BB got all literary and excited on us. She was describing the new mood in Wellington as heads of government departments start to cut spending and complete a line-by-line review of all departmental budgets. We quote:

People in and out of Government departments are head down and tushes up as they pour over the books of each and every Government department and Ministry. Line by line the go, project by project, programme by programme, trimming, snipping, biffing out, asking why, asking how and asking "what the fuck?"

Up they front to Ministers with weasel words, fawning over their new masters whispering on how good they have been and how much they have trimmed, offering up only dust, only to be told to go away and come back with more. Some have been told twice already that they must do better. CE's stare at you with the eyes of the hunted in the lift. It is a new dawn and the cold light of reality sees them shiver.

It is a beautiful thing to behold. People in the hinterland should be allowed to come to Wellington to watch to give them some satisfaction that this government that they gave their good votes to, is performing financial liposuction on the bloated beast that is the public service.

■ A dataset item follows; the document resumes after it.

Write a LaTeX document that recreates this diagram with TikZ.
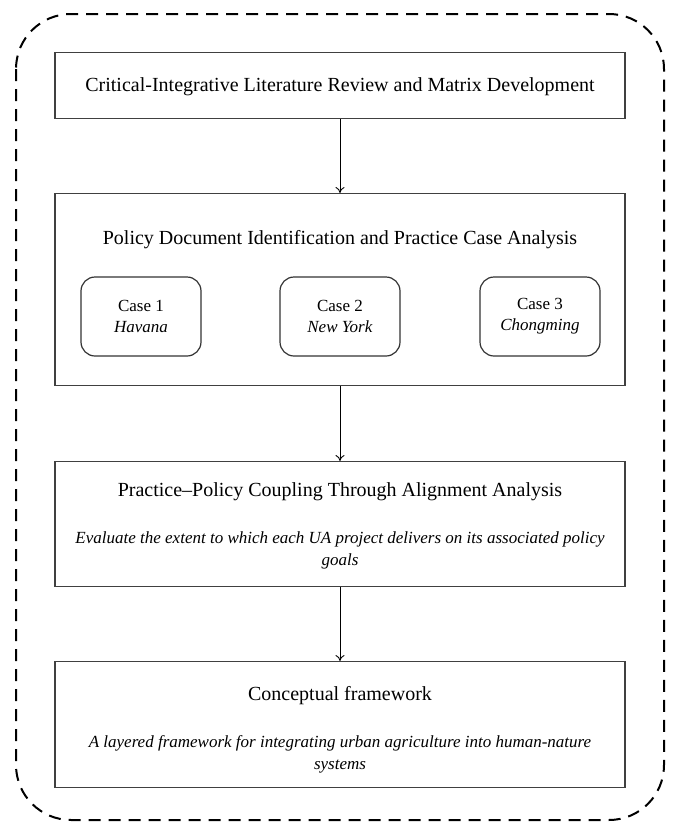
\documentclass[tikz,border=0pt]{standalone}
\usepackage{fontspec}
\setmainfont{Liberation Serif}
\usetikzlibrary{arrows.meta}
\begin{document}
\begin{tikzpicture}[x=1pt,y=-1pt,
  mainbox/.style={draw=black!75, line width=1.2pt, minimum width=570pt, anchor=north},
  casebox/.style={draw=black!80, line width=1.2pt, rounded corners=14pt, minimum width=120pt, minimum height=79pt, align=center, font=\fontsize{17}{21}\selectfont},
  flow/.style={draw=black, line width=0.9pt, -{To[length=6pt,width=9pt]}},
  ttl/.style={font=\fontsize{20}{24}\selectfont},
  sub/.style={font=\fontsize{17}{22}\selectfont\itshape, align=center}]
\useasboundingbox (0,0) rectangle (676,822);
\draw[line width=2pt, dash pattern=on 12pt off 8pt, rounded corners=55pt] (16,14) rectangle (664,820);
% boxes
\node[mainbox, minimum height=66pt] (b1) at (340,52) {};
\node[ttl] (t1) at (340,87) {Critical-Integrative Literature Review and Matrix Development};
\node[mainbox, minimum height=192pt] (b2) at (340,193) {};
\node[ttl] (t2) at (340,240) {Policy Document Identification and Practice Case Analysis};
\node[casebox] (c1) at (141,316.5) {Case 1\\\textit{Havana}};
\node[casebox] (c2) at (340,316.5) {Case 2\\\textit{New York}};
\node[casebox] (c3) at (540,316.5) {Case 3\\\textit{Chongming}};
\node[mainbox, minimum height=125pt] (b3) at (340,461) {};
\node[ttl] (t3) at (340,492) {Practice–Policy Coupling Through Alignment Analysis};
\node[sub] (s3) at (340,550) {Evaluate the extent to which each UA project delivers on its associated policy\\goals};
\node[mainbox, minimum height=126pt] (b4) at (340,661) {};
\node[ttl] (t4) at (340,696) {Conceptual framework};
\node[sub] (s4) at (340,754) {A layered framework for integrating urban agriculture into human-nature\\systems};
\draw[flow] (b1.south) -- (b2.north);
\draw[flow] (b2.south) -- (b3.north);
\draw[flow] (b3.south) -- (b4.north);
\end{tikzpicture}
\end{document}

Over coffee you hear the whines and the howls and see the tears from some as their little fiefdoms are sucked of fat. In other corners rivers of joyful tears run down the faces of the pragmatic as finally they see the waste being put in a bucket and turfed out. Gone are the raspberry and white chocolate muffins, gone are the two course luncheons for little meetings, Going are the Koru Club cards, gone are the oversized rentals. Going are the spurious overseas conferences for " networking." Going are the crap documents in huge storerooms that serve no purpose, remain unread, never distributed.

All is Bliss - just bliss.

Since most of us in the hinterland will not have the opportunity to coming to Wellington to see the "beautiful thing" maybe BB could provide us with a photo--just one, of a department CE with that hunted look in the eyes!

But let's not forget it is just the tip of the iceberg. The hinterland itself is inundated with rules, regulations, demands for reports, forms, surveys, endless constrictions and restrictions. To change the metaphor, a behemothic bureaucratic boa constrictor is squeezing the breath and life blood out of productive activity everywhere. The bloodless revolution must move beyond the rarefied confines of ministerial head offices out into the hinterland where production takes place.

If the revolution is to succeed, it must encompass both branch and root.